Curses be that Pioneer Woman. Her onion strings recipe made this evil concoction pop into my brain. Then it manifested onto my dinner plate. Now I’m going to have to spend forever at the gym tonight removing it from my butt.

The only change I made to the onion strings recipe was to do a half batch and use Chinese five spice in place of cayenne pepper. I will omit the details from the recipe below as ‘ve already given you the link. The amount of meat I used makes 7 – 8 burgers. Son and heir shocked me and ate 2 which is pure gluttony (or another growth spurt) and I crumbled a couple and made a noodle stirfry of them for the Bread Winner’s lunch tomorrow.

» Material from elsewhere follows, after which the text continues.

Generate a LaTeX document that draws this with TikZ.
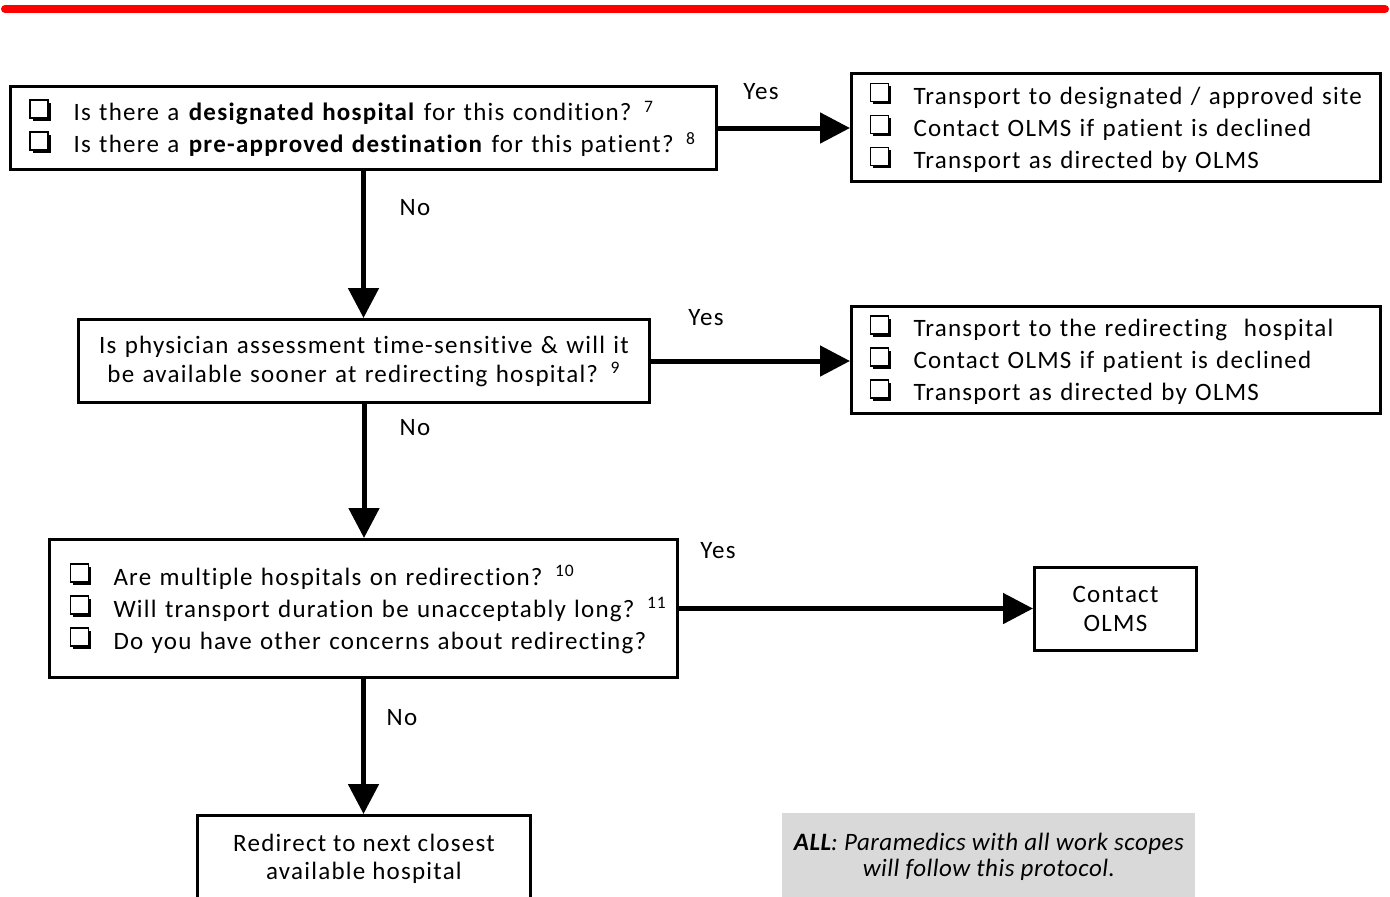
\documentclass[tikz,border=0pt]{standalone}
\usepackage{fontspec}
\setmainfont{Carlito}[LetterSpace=5, Ligatures=CommonOff]
\usetikzlibrary{positioning,arrows.meta}
% shadowed check box
\newcommand{\cb}{\makebox[22pt][l]{\tikz[baseline=0pt]{
  \fill [black] (1.5pt,0pt) rectangle (10.5pt,9pt);
  \draw [line width=0.8pt, fill=white] (0pt,1.5pt) rectangle (9pt,10.5pt);}}}
\tikzset{
  every node/.style={
    inner sep=0pt,
    font=\fontsize{12.5}{16}\selectfont
  },
  box/.style={draw, line width=1.5pt, anchor=north west},
  flow/.style={line width=2.5pt, -{Triangle[length=15pt,width=15pt]}}
}

\begin{document}
\begin{tikzpicture}[x=0.5pt,y=-0.5pt]
    \useasboundingbox (0,0) rectangle (1390,896);
    \clip (0,0) rectangle (1390,896);
    \draw [red, line width=4pt, line cap=round] (5,9) -- (1385,9);
    % questions
    \node [box, minimum width=353pt, minimum height=41.5pt, text width=334pt, align=left] (q1) at (9,85)
      {\cb Is there a \textbf{designated hospital} for this condition? \textsuperscript{7}\\
       \cb Is there a \textbf{pre-approved destination} for this patient? \textsuperscript{8}};
    \node [box, minimum width=285.5pt, minimum height=41.5pt, text width=270pt, align=center,
      font=\fontsize{12.5}{14.5}\selectfont] (q2) at (77,318)
      {Is physician assessment time-sensitive \& will it\\
       be available sooner at redirecting hospital? \textsuperscript{9}};
    \node [box, minimum width=314pt, minimum height=69pt, text width=294pt, align=left] (q3) at (48,538)
      {\mbox{\cb Are multiple hospitals on redirection? \textsuperscript{10}}\\
       \mbox{\cb Will transport duration be unacceptably long? \textsuperscript{11}}\\
       \mbox{\cb Do you have other concerns about redirecting?}};
    \node [box, minimum width=166.5pt, minimum height=43pt, align=center,
      font=\fontsize{12.5}{14}\selectfont] (redirect) at (196,814)
      {Redirect to next closest\\ available hospital};
    % answers
    \node [box, minimum width=264.5pt, minimum height=54pt, text width=246.5pt, align=left] (a1) at (850,72)
      {\cb Transport to designated / approved site\\
       \cb Contact OLMS if patient is declined\\
       \cb Transport as directed by OLMS};
    \node [box, minimum width=264.5pt, minimum height=53.5pt, text width=246.5pt, align=left] (a2) at (850,305)
      {\cb Transport to the redirecting\ \ hospital\\
       \cb Contact OLMS if patient is declined\\
       \cb Transport as directed by OLMS};
    \node [box, minimum width=81pt, minimum height=41.5pt, align=center,
      font=\fontsize{12.5}{14.5}\selectfont] (olms) at (1033,566)
      {Contact\\ OLMS};
    \node [anchor=north west, fill=black!15, minimum width=206.5pt, minimum height=43.5pt, align=center,
      font=\fontsize{12.5}{13}\selectfont\itshape\addfontfeatures{LetterSpace=2}] (scope) at (782,813)
      {\textbf{ALL}: Paramedics with all work scopes\\ will follow this protocol.};
    % connectors
    \draw [flow] (q1.east) -- (q1.east -| a1.west);
    \draw [flow] (q2.east) -- (q2.east -| a2.west);
    \draw [flow] (q3.east) -- (q3.east -| olms.west);
    \draw [flow] (q1.south) -- (q1.south |- q2.north);
    \draw [flow] (q2.south) -- (q2.south |- q3.north);
    \draw [flow] (q3.south) -- (q3.south |- redirect.north);
    % labels
    \node (yes1) at (761,92) {Yes};
    \node (yes2) at (706,318) {Yes};
    \node (yes3) at (718,551) {Yes};
    \node (no1) at (415,208) {No};
    \node (no2) at (415,428) {No};
    \node (no3) at (402,718) {No};
\end{tikzpicture}
\end{document}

Satay Burger on Noodle Nest with Onion Stringsburger.jpg
500g mince beef
1/2 – 2/3 cup satay sauce
2 cakes noodle (2 minute type)
2 small pak choy, shredded
1 egg, lightly beaten
3 tablespoons rice bran oil
1/4 cup flour

Combine satay sauce and mince well. Form into burgers and lightly coat with flour.
Cook noodles, drain and mix egg through.
In a large frypan, heat a couple of tablespoons of the oil. Divide the noodles into as many portions as there are burgers to be made. Squish them into rough flat patties in the pan and fry on each side until golden. Cook the burgers for about 3 minutes per side (or until cooked through) in the same pan.
(Meanwhile, heat the remaining oil in a wok and cook the onion strings)
Blanch the pak choy for about a minute and drain.
To make burgers, stack burger on top of noodles, top with pak choy and sprinkle onion strings over the top. Go to gym and work really hard to alleviate guilt.